これは、そのゾーンの人の所得が「老齢年金生活者支援給付金」を受け取った人に逆転されてしまうのを防ぐためです。

受給金額

◆受給額の算定方法

老齢年金生活者支援給付金の受給金額は、月額5,140円を基準とし、保険料納付済期間等に応じて算出されます。

保険料を納付した期間に対応する分と、保険料免除を受けた期間に対応する分とに分けて、それぞれ以下の計算式を用います。

【老齢年金生活者支援給付金の受給金額の計算式】

・保険料を納付した期間の分=5,140円×保険料納付済期間÷480ヵ月

・保険料免除を受けていた期間の分=11,041円×保険料免除期間÷480ヵ月

ここで、保険料を納付した期間よりも、保険料の免除を受けていた期間の分のほうが、基準額が11,041円と2倍近くになっていることを疑問に思った人がいるかもしれません。これには理由があります。

保険料免除を受けた場合には前提となる基礎年金の額が低くなる分、生活の困窮の度合いが大きいからです。

◆補足的老齢年金生活者支援給付金の算定方法

補足的老齢年金生活者支援給付金の算定方法は以下の通りです。

(保険料納付期間÷480ヵ月)×{(88万1,200円-前年の年金等・所得の合計額)÷10万円)}

◆保険料の支払いが苦しくなったら「免除」の手続きを!

ちなみに、「保険料の免除」の手続きをせずに保険料を支払わなかった場合には、老齢年金生活者支援給付金自体を受け取ることができません。

また、そもそも、保険料の免除を受けてさえいれば、その期間については基礎年金を半分受け取ることができますが、不払いの場合は1円も受け取れません。

したがって、生活が苦しいなどの理由で保険料の支払いが困難になった場合には、速やかに、保険料の免除の手続きをとるべきだということです。

【図表】は、上記計算式を用いて算出した67歳以下の方の受給額の早見表です。

これを見ると、保険料の免除を受けずに支払わないことがいかに不利益か、よくわかります。

特に、「保険料納付期間240ヵ月・保険料免除期間240ヵ月」と「保険料納付期間360ヵ月・保険料免除期間0ヵ月」の場合を比べると、後者の方が、保険料納付額の総額が大きいにもかかわらず、トータルでの受給額が少なくなってしまいます。

受給の手続き

老齢年金生活者支援給付金の対象者かどうかは、毎年、前年度の所得に関する情報を基に判断されます。そして、対象者には9月頃に「年金生活者支援給付金請求書」が送付されます。
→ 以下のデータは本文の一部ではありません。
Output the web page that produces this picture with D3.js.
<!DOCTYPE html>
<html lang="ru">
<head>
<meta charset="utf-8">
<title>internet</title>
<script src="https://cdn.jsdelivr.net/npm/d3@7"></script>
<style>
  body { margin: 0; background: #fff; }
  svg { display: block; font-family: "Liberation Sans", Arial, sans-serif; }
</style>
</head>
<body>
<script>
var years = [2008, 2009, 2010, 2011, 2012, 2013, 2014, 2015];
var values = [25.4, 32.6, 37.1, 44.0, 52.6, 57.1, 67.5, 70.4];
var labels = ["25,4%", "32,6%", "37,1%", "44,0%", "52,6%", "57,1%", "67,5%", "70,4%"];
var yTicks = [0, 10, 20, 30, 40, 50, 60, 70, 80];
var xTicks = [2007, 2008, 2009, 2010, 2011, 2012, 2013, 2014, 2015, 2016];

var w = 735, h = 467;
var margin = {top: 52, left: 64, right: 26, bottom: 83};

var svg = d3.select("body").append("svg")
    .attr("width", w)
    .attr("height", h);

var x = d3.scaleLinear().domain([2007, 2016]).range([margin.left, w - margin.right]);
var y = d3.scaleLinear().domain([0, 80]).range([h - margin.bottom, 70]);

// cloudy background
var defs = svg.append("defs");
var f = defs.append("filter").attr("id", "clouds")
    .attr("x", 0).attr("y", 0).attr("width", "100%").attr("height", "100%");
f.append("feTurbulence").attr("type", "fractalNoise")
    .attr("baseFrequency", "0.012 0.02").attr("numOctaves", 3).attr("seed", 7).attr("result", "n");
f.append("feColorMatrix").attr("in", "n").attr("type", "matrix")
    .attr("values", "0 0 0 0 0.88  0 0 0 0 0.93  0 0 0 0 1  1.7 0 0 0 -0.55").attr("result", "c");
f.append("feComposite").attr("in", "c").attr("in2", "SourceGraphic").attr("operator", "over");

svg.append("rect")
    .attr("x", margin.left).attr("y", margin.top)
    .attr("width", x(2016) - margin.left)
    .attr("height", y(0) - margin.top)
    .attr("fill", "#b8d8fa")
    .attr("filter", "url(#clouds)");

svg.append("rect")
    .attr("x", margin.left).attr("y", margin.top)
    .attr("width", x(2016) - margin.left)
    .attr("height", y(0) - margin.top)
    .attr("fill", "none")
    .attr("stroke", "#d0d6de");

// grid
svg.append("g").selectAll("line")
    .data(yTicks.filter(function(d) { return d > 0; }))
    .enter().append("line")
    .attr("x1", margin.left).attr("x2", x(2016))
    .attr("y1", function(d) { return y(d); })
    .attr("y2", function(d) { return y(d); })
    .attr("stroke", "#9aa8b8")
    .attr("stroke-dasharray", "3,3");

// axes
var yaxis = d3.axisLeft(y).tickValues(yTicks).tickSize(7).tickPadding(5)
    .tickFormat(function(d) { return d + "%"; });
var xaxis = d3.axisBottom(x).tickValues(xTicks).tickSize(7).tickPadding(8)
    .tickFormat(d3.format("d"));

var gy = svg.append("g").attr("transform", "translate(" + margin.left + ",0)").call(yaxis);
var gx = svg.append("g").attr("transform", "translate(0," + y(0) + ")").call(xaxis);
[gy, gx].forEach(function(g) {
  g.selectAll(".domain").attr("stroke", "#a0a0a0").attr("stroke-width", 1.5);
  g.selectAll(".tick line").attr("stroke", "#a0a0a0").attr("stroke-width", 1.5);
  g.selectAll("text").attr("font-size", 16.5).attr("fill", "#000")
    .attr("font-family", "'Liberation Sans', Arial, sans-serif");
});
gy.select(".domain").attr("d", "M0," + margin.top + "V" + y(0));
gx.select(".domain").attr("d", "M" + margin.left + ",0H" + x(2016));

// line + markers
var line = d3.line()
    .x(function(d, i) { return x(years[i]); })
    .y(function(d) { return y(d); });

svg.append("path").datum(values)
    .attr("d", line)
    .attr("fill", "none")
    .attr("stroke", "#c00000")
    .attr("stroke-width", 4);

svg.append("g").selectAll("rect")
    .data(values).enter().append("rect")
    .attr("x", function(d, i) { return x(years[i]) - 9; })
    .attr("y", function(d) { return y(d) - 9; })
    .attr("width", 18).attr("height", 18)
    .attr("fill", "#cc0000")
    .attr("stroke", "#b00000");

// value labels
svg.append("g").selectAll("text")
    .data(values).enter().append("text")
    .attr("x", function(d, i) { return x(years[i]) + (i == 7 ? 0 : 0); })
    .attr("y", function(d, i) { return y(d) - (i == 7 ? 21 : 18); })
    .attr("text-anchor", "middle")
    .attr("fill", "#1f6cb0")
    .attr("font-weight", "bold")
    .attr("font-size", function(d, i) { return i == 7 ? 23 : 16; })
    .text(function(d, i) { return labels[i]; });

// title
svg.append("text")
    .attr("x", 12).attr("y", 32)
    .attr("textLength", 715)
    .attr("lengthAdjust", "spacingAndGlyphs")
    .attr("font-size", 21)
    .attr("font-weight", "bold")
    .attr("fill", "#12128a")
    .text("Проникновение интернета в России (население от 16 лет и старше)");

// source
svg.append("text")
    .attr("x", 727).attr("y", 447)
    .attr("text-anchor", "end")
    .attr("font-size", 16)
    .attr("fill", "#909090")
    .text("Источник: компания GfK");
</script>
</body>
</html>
この請求書に必要事項を記入し、返送するだけで手続きは完了します。

その後、10月分(12月に支払い)から受給できます。

対象者かどうかの判定は毎年行われますが、一度受給を開始すれば、以後は、要件をみたす限り手続きなしで受給し続けることができます。

請求書が送付されてきたら、忘れずに手続きすることが大切です。